Nancy Pelosi decided to take a stand against the threats towards net neutrality. While Pelosi is not the first politician who states the importance of net neutrality, she took things further. Pelosi wrote a public letter to FCC chairman Tom Wheeler, asking the communication commission to classify broadband as a public utility.
“I remain concerned … that the Federal Communications Commission may act in a way that would permit broadband providers to discriminate against the content consumers and innovators create and enjoy,” Pelosi writes. “Innovators prefer bright-line rules and worry the proposed rules would force them into commercial arrangements that require payment of tolls in cash or equity to get their ideas on the internet.”
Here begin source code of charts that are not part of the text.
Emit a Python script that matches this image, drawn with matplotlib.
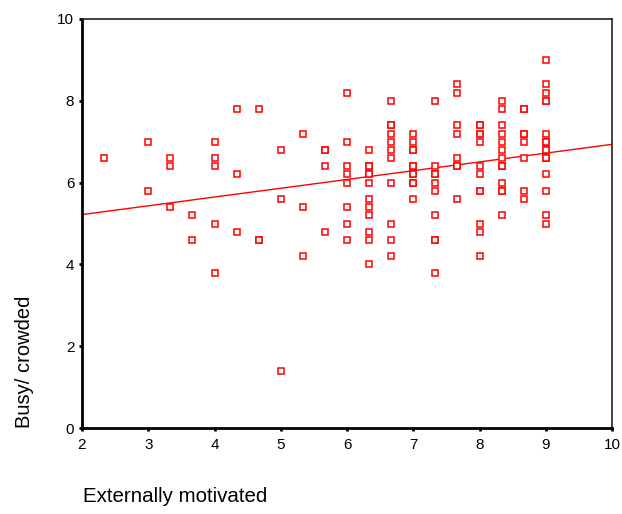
import numpy as np
import matplotlib
matplotlib.use("Agg")
import matplotlib.pyplot as plt

plt.rcParams['font.family'] = ['Liberation Sans', 'DejaVu Sans']

# Externally motivated (x) columns and Busy/crowded (y) values in each column
x_levels = [7/3, 3.0, 10/3, 11/3, 4.0, 13/3, 14/3, 5.0, 16/3, 17/3,
            6.0, 19/3, 20/3, 7.0, 22/3, 23/3, 8.0, 25/3, 26/3, 9.0]
y_by_level = [
    [6.6],
    [7.0, 5.8],
    [6.6, 6.4, 5.4],
    [5.2, 4.6],
    [7.0, 6.6, 6.4, 5.0, 3.8],
    [7.8, 6.2, 4.8],
    [7.8, 4.6, 4.6],
    [6.8, 5.6, 1.4],
    [7.2, 5.4, 4.2],
    [6.8, 6.8, 6.4, 4.8],
    [8.2, 7.0, 6.4, 6.2, 6.0, 5.4, 5.0, 4.6],
    [6.8, 6.4, 6.4, 6.2, 6.2, 6.0, 5.6, 5.4, 5.2, 4.8, 4.6, 4.0],
    [8.0, 7.4, 7.4, 7.2, 7.0, 6.8, 6.6, 6.0, 5.0, 4.6, 4.2],
    [7.2, 7.0, 6.8, 6.8, 6.4, 6.4, 6.2, 6.2, 6.0, 6.0, 5.6],
    [8.0, 6.4, 6.2, 6.2, 6.0, 5.8, 5.2, 4.6, 4.6, 3.8],
    [8.4, 8.2, 7.4, 7.2, 6.6, 6.4, 6.4, 5.6],
    [7.4, 7.4, 7.2, 7.2, 7.0, 6.4, 6.2, 5.8, 5.8, 5.0, 4.8, 4.2],
    [8.0, 7.8, 7.4, 7.2, 7.0, 6.8, 6.6, 6.4, 6.4, 6.0, 5.8, 5.8, 5.2],
    [7.8, 7.8, 7.2, 7.2, 7.0, 6.6, 5.8, 5.6],
    [9.0, 8.4, 8.2, 8.0, 8.0, 7.2, 7.0, 7.0, 6.8, 6.8, 6.6, 6.6, 6.2, 5.8, 5.2, 5.0],
]
x_ticks = [2, 3, 4, 5, 6, 7, 8, 9, 10]
y_ticks = [0, 2, 4, 6, 8, 10]
x_title = "Externally motivated"
y_title = "Busy/ crowded"

xs = np.concatenate([[xv] * len(ys) for xv, ys in zip(x_levels, y_by_level)])
ys = np.concatenate([np.array(v, dtype=float) for v in y_by_level])

W, H = 622, 514
fig = plt.figure(figsize=(W / 100, H / 100), dpi=100)
ax = fig.add_axes([82 / W, 1 - 428 / H, 530 / W, 409 / H])

red = '#ff0000'
ax.plot(xs, ys, linestyle='none', marker='s', markersize=4.6,
        markerfacecolor='white', markeredgecolor=red, markeredgewidth=1.1, zorder=3)

slope, intercept = np.polyfit(xs, ys, 1)
lx = np.array([x_ticks[0], x_ticks[-1]], dtype=float)
ax.plot(lx, intercept + slope * lx, color=red, linewidth=1.0, zorder=2)

ax.set_xlim(x_ticks[0], x_ticks[-1])
ax.set_ylim(y_ticks[0], y_ticks[-1])
ax.set_xticks(x_ticks)
ax.set_yticks(y_ticks)
ax.tick_params(axis='both', direction='out', length=2.5, width=2, color='black',
               labelsize=11, labelcolor='black')
ax.tick_params(axis='x', pad=5)
ax.tick_params(axis='y', pad=3)

for side in ['left', 'bottom']:
    ax.spines[side].set_linewidth(2)
    ax.spines[side].set_color('black')
for side in ['top', 'right']:
    ax.spines[side].set_linewidth(1.2)
    ax.spines[side].set_color('#222222')

fig.text(25 / W, 1 - 428 / H, y_title, rotation=90, ha='center', va='bottom', fontsize=14.5)
fig.text(83 / W, 1 - 497 / H, x_title, ha='left', va='center', fontsize=14.8)

fig.savefig('out.png', dpi=100, facecolor='white')
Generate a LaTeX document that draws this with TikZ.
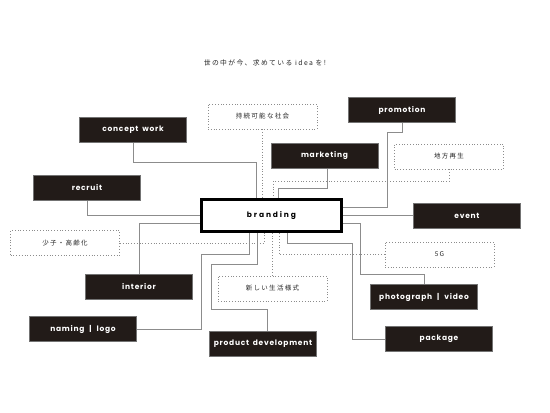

Classifying broadband as a public utility can be done under Title II of the Communications Act. As such, broadband services can be easily regulated by the government, stripping telecom industry of its discretionary powers. However, the lobbying industry may work in favor of telecommunication giants, who want to impose a ‘fast lane’ for clients who are willing to pay more.
Until September 15, the FCC receives public comments on the matter. So far, millions of Americans sent their comments supporting net neutrality and arguing that fast lanes would only be profitable for telecom companies. Fourteen U.S. senators and 38 House members support the transfer of broadband to Title II. Moreover, numerous companies and public interest organizations joined the movement.
The controversy surrounding net neutrality started in January when Verizon brought a lawsuit against the FCC. Three judges agreed that the FCC does not have the power to restrain telecom companies from offering fast lanes. The broadband industry is viewed differently than the phone industry, which is extensively regulated. The court decided that the FCC attempted to apply Title II regulation to Title I regulated companies. However, the court sided with the FCC on the idea of net neutrality.
Telecom companies started getting anxious to propose an internet fast lane because video streaming is highly demanding on the network’s capacity. If people watch Netflix, they ISPs costs increase. So, for example, they are proposing for either an agreement with Netflix, who will have to pay the internet provider directly to ensure its streaming is smooth, or for consumers to have to pay more to enjoy Netflix or Hulu-like services.
Nancy Pelosi defends net neutrality, while Reddit, Netflix and numerous other companies are protesting online on Wednesday against internet fast lanes.